Tal desprendimento pode surpreender quem tenta compreender de longe o que é viver numa cidade ainda marcada por um ato bárbaro de terrorismo. Mas Alessandra sente Nova York “muito mais segura” do que há dez anos. Basta circular por parques, praças e estações de metrô para entender esse sentimento. Às vésperas do aniversário dos ataques, é impossível caminhar por qualquer ponto de Manhattan sem cruzar com um policial. Não é raro ver pessoas serem abordadas por algum oficial sem razão aparente. Chama a atenção também a presença dos veículos de “resposta rápida”, prontos para situações emergenciais, e de homens do esquadrão antiterror. A vigilância ostensiva parece não trazer tensão ou incômodo à população, mas uma sensação de segurança e tranquilidade.

A confiança no poder de mobilização da cidade ante alguma nova tentativa de agressão está nas palavras de Julia Park, de 25 anos, funcionária do fundo de investimentos Oppenheimer. “Eu me sinto muito segura aqui. Você sabe que eles (os policiais) estão fazendo o melhor. Nunca se sabe se poderá acontecer algo ruim outra vez, mas não seria por isso que deixaria de morar em Nova York”, afirma Julia. Assim como Alessandra, ela estudava na hora em que os aviões pilotados por suicidas desencadearam as cenas que abalaram o mundo. Julia vivia na Pensilvânia, Estado onde caiu o Boeing 757 sequestrado para se chocar contra o Capitólio, em Washington, mas impedido de completar a missão depois que os passageiros lutaram com os terroristas para tirá-los do comando da aeronave. “Meus amigos e eu ficamos muito confusos sobre tudo o que estava acontecendo. Estava tudo ali, em frente aos nossos olhos, na televisão. Foi terrível.” Três anos depois, ela foi estudar na New York University. Apesar da memória do 11 de setembro, ficou entusiasmada com a possibilidade de fazer parte da vida nova-iorquina. “O que aconteceu no World Trade Center nunca foi relevante para mim no momento de escolher a cidade onde eu iria morar.”
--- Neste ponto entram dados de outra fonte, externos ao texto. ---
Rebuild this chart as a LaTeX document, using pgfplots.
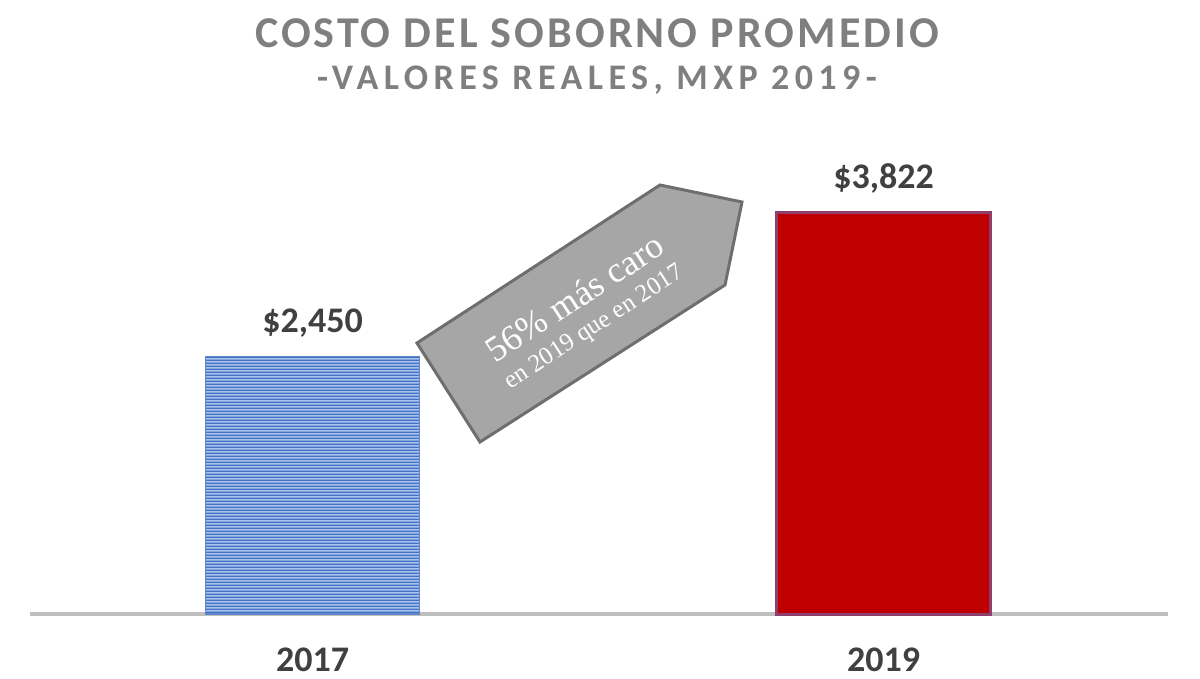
\documentclass[border=0pt]{standalone}
\usepackage{fontspec}
\setsansfont{Carlito}
\newfontfamily\notefont{Liberation Serif}
\usepackage{pgfplots}
\pgfplotsset{compat=1.18}
\usetikzlibrary{patterns}

\definecolor{titlegray}{HTML}{7F7F7F}
\definecolor{labgray}{HTML}{404040}
\definecolor{barblue}{HTML}{4472C4}
\definecolor{barlight}{HTML}{A9C2EC}
\definecolor{barred}{HTML}{C00000}
\definecolor{redrim}{HTML}{7A5A9A}
\definecolor{arrowfill}{HTML}{A6A6A6}
\definecolor{arrowdraw}{HTML}{6E6E6E}
\definecolor{axisgray}{HTML}{BFBFBF}

% wide horizontal stripes, so the tiles leave no vertical seams
\pgfdeclarepatternformonly{hstripes}{\pgfpoint{0pt}{0pt}}{\pgfpoint{500pt}{1.5pt}}%
  {\pgfpoint{500pt}{1.5pt}}{%
  \pgfpathrectangle{\pgfpoint{0pt}{0pt}}{\pgfpoint{500pt}{0.85pt}}%
  \pgfusepath{fill}}

\begin{document}
\begin{tikzpicture}[x=1pt,y=1pt]
  \path[use as bounding box] (0,0) rectangle (600,-339.5);

  % titles
  \node[font=\sffamily\bfseries\fontsize{22}{22}\selectfont\addfontfeature{LetterSpace=7},
        text=titlegray] at (298.5,-16.5) {COSTO DEL SOBORNO PROMEDIO};
  \node[font=\sffamily\bfseries\fontsize{18}{18}\selectfont\addfontfeature{LetterSpace=15},
        text=titlegray] at (298.5,-40) {-VALORES REALES, MXP 2019-};

  \begin{axis}[
    at={(15pt,-307pt)}, anchor=south west,
    scale only axis, width=569pt, height=236.5pt,
    xmin=-0.4947, xmax=1.498, ymin=0, ymax=4500,
    axis y line=none, axis x line*=bottom,
    axis line style={draw=axisgray, line width=2pt, -},
    xtick={0,1}, xticklabels={2017,2019}, ytick=\empty,
    major tick length=0pt,
    xticklabel style={font=\sffamily\bfseries\fontsize{18}{18}\selectfont,
      text=labgray, anchor=base, yshift=-28.75pt},
    ybar, bar width=107pt, bar shift=0pt,
    nodes near coords, point meta=explicit symbolic,
    nodes near coords style={font=\sffamily\bfseries\fontsize{18}{18}\selectfont,
      text=labgray, anchor=base, yshift=11.75pt},
    clip=false,
  ]
    \addplot[fill=barlight, draw=barblue!85, line width=0.6pt,
      postaction={pattern=hstripes, pattern color=barblue}]
      coordinates {(0,2450) [\$2,450]};
    \addplot[fill=barred, draw=redrim!70!barred, line width=1.5pt]
      coordinates {(1,3822) [\$3,822]};
  \end{axis}

  % annotation arrow
  \draw[fill=arrowfill, draw=arrowdraw, line width=1.5pt, line join=miter]
    (208.5,-171.5) -- (330,-92.5) -- (371,-101) -- (362.5,-142.5) -- (240,-221) -- cycle;
  \node[rotate=33, text=white, align=center, inner sep=0pt, font=\notefont]
    at (292,-156)
    {{\fontsize{18}{18}\selectfont 56\% más caro}\\[3pt]
     {\fontsize{12.5}{12.5}\selectfont en 2019 que en 2017}};
\end{tikzpicture}
\end{document}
Mesmo para moradores que já estão em uma etapa diferente da vida, com outro tipo de responsabilidade, o risco do terror está ausente do cotidiano. “Viajar de avião ficou mais restrito, e a polícia revista bolsas com frequência nas estações de ônibus, trens e metrô. Mas não reclamo. São raríssimos os momentos em que penso que minhas filhas podem estar expostas a algum tipo de risco”, afirma o analista financeiro Michael Brown, de 40 anos. Para ele, Nova York nunca esteve tão bem vigiada. Casado e pai de três meninas pequenas, de 6, 4 e 2 anos, Brown diz que “o 11 de setembro foi sendo esquecido pelas pessoas no dia a dia”. Um ano depois do ataque, uma pesquisa do Instituto Gallup mostrou que 75% dos americanos administravam a vida exatamente como faziam antes da queda das torres. Em agosto de 2006, segundo um levantamento do jornal The Washington Post, 30% já não sabiam mais dizer o ano em que o atentado acontecera.

Dez anos depois, o comportamento de boa parte dos nova-iorquinos diante do que passaram naquela manhã de setembro é compreensível, diz o psicólogo Michael Lindell, diretor do Centro de Recuperação e Redução de Riscos da Universidade do Texas. “Para a maioria das pessoas, é uma reação normal voltar a sua rotina sem problemas depois de seis meses de um evento traumático, mesmo que seja algo como o 11 de setembro”, afirma Lindell. “Mas é evidente que quem perdeu parentes ou viu cenas muito fortes da tragédia demora mais para superar.” Segundo dados dos três programas de saúde da prefeitura de Nova York dirigidos às vítimas dos ataques, pelo menos 10 mil bombeiros, policiais e civis expostos diretamente aos eventos no World Trade Center apresentaram algum quadro de transtorno de estresse pós-traumático. Muitos ainda não se recuperaram. Não conseguem dormir direito, têm dificuldade de concentração, reagem de forma exagerada a alarmes ou ruídos altos e evitam tudo o que lhes faça lembrar a tragédia.